Sting reduced to stubble in intermission ritual.

NEW YORK -- Sting marked the end of the year-and-a-half-long Police reunion tour Thursday night by shaving off his tour beard before the marveling eyes of a sold-out house at Madison Square Garden. I think that's what was going on anyway.

After an hour of vintage hits, the bassist and his accumulation of salt-and-pepper facial scrub left the stage -- along with bandmates Andy Summers and Stewart Copeland, of course -- to await the traditional audience demand for an encore. After a few minutes, the big video screen above the stage blinked back on, and we saw Sting, now fetchingly bare-chested, stretched out in a backstage makeup chair while two women with electric clippers set about buzzing off the famous beard. Out front, the crowd watched in something like wonder. You could feel their hopes rise after the women reduced the foliage to a modest stubble and snicked off their trimmers; and you could feel them subside again when one of the amateur barbers slopped a large handful of shaving cream onto Sting's face and the process continued, this time with razors. I thought to myself, "People will pay to see anything."

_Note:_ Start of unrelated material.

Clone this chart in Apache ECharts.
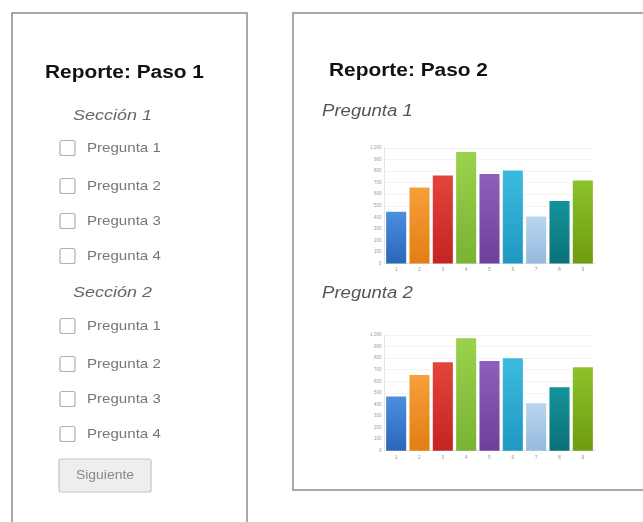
<!DOCTYPE html>
<html>
<head>
<meta charset="utf-8">
<script src="https://cdn.jsdelivr.net/npm/echarts@6/dist/echarts.min.js"></script>
<style>
html, body { margin: 0; padding: 0; background: #fff; }
#c { width: 643px; height: 522px; }
</style>
</head>
<body>
<div id="c"></div>
<script>
// Report data
const categories = ['1', '2', '3', '4', '5', '6', '7', '8', '9'];
const pregunta1Values = [449, 658, 762, 965, 774, 806, 406, 542, 719];
const pregunta2Values = [468, 655, 764, 971, 776, 799, 411, 549, 721];
const yTicks = { min: 0, max: 1000, step: 100 };

// Step 1 form text
const section1Questions = ['Pregunta 1', 'Pregunta 2', 'Pregunta 3', 'Pregunta 4'];
const section2Questions = ['Pregunta 1', 'Pregunta 2', 'Pregunta 3', 'Pregunta 4'];

// Bar palette (top, bottom) per category
const barPalette = [
  ['#4a8fe0', '#2c66bb'],
  ['#f6a03a', '#e47d14'],
  ['#e3443a', '#c32424'],
  ['#9bd24c', '#7ab232'],
  ['#8e5fbc', '#6f3f9e'],
  ['#3cbbe0', '#1f98c2'],
  ['#b9d6f0', '#96b9de'],
  ['#14939a', '#0a7278'],
  ['#8cc22a', '#6d9c10']
];

const FONT = '"Liberation Sans", Arial, sans-serif';
const TEXT_STRETCH = 1.16;

function fmt(v) {
  return v >= 1000 ? String(v).replace(/\B(?=(\d{3})+(?!\d))/g, ',') : String(v);
}

function barItems(values) {
  return values.map((v, i) => ({
    value: v,
    itemStyle: {
      color: new echarts.graphic.LinearGradient(0, 0, 0, 1, [
        { offset: 0, color: barPalette[i][0] },
        { offset: 1, color: barPalette[i][1] }
      ])
    }
  }));
}

// Panels and form elements
const graphics = [];
graphics.push({ type: 'rect', z: 0, shape: { x: 12, y: 13, width: 235, height: 600 },
  style: { fill: '#fff', stroke: '#8c8c8c', lineWidth: 1.5 } });
graphics.push({ type: 'rect', z: 0, shape: { x: 293, y: 13, width: 400, height: 477 },
  style: { fill: '#fff', stroke: '#8c8c8c', lineWidth: 1.5 } });

function text(str, x, y, font, fill, align) {
  graphics.push({ type: 'text', z: 5, x: x, y: y, scaleX: TEXT_STRETCH, style: {
    text: str, x: 0, y: 0, font: font, fill: fill,
    textAlign: align || 'left', textVerticalAlign: 'middle'
  }});
}

text('Reporte: Paso 1', 45, 73, 'bold 18px ' + FONT, '#111');
text('Sección 1', 73, 116, 'italic 15.5px ' + FONT, '#666');
text('Sección 2', 73, 293, 'italic 15.5px ' + FONT, '#666');

function questionRows(list, ys) {
  list.forEach((q, i) => {
    graphics.push({ type: 'rect', z: 5, shape: { x: 60, y: ys[i] - 7.5, width: 15, height: 15, r: 2 },
      style: { fill: '#fff', stroke: '#b0b0b0', lineWidth: 1.2 } });
    text(q, 87, ys[i], '13px ' + FONT, '#777');
  });
}
questionRows(section1Questions, [148, 186, 221, 256]);
questionRows(section2Questions, [326, 364, 399, 434]);

graphics.push({ type: 'rect', z: 5, shape: { x: 59, y: 459, width: 92, height: 33, r: 2 },
  style: { fill: '#eeeeee', stroke: '#c4c4c4', lineWidth: 1.2 } });
text('Siguiente', 105, 475.5, '12px ' + FONT, '#888', 'center');

text('Reporte: Paso 2', 329, 71, 'bold 18px ' + FONT, '#111');
text('Pregunta 1', 322, 112, 'italic 16px ' + FONT, '#555');
text('Pregunta 2', 322, 294, 'italic 16px ' + FONT, '#555');

function yAxisCfg(gridIndex) {
  return {
    type: 'value', gridIndex: gridIndex,
    min: yTicks.min, max: yTicks.max, interval: yTicks.step,
    axisLine: { show: true, lineStyle: { color: '#e4e4e4', width: 1 } },
    axisTick: { show: false },
    splitLine: { show: true, lineStyle: { color: '#f4f4f4', width: 1 } },
    axisLabel: { fontSize: 4.5, color: '#999', margin: 3, fontFamily: FONT, formatter: fmt }
  };
}
function xAxisCfg(gridIndex) {
  return {
    type: 'category', gridIndex: gridIndex, data: categories,
    axisLine: { show: true, lineStyle: { color: '#e4e4e4' } },
    axisTick: { show: false },
    axisLabel: { fontSize: 5, color: '#999', margin: 4, fontFamily: FONT }
  };
}

const chart = echarts.init(document.getElementById('c'));
chart.setOption({
  animation: false,
  backgroundColor: '#fff',
  graphic: graphics,
  grid: [
    { left: 384.5, top: 148, width: 210, height: 115.5 },
    { left: 384.5, top: 335, width: 210, height: 115.7 }
  ],
  xAxis: [xAxisCfg(0), xAxisCfg(1)],
  yAxis: [yAxisCfg(0), yAxisCfg(1)],
  series: [
    { type: 'bar', xAxisIndex: 0, yAxisIndex: 0, data: barItems(pregunta1Values),
      barCategoryGap: '14%', z: 3 },
    { type: 'bar', xAxisIndex: 1, yAxisIndex: 1, data: barItems(pregunta2Values),
      barCategoryGap: '14%', z: 3 }
  ]
});
</script>
</body>
</html>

The whole ritual took less time than one might have feared, although more than one would have preferred, and when it was over, the band returned and played for another half hour. After 150 shows, they were in top form. (I would personally pay money to watch Copeland geniusing around on drums in an otherwise empty room.) The 18,000-some people on hand -- who stayed on their feet through the whole concert -- loved it loudly.

There was one other unusual moment. It had come earlier, when, in the middle of a song, three girls stepped out onto the side of the stage and began shimmying with abandon. These were not the sort of dancers one usually sees disporting themselves behind singers who aren't actually singing. No, these were clearly civilians. And when they were joined by two boys entering from the other side of the stage, it became clear that they were all offspring of the stars. It was very sweet. When the song ended and the kids scampered away, Sting stepped to the mike and said, "Between us we must have 21 children." Then he said -- and this was the unusual part -- "We've been on tour for 30 years." I don't know what anyone else made of this, but I wondered to myself, "What, uh, does he mean by that?"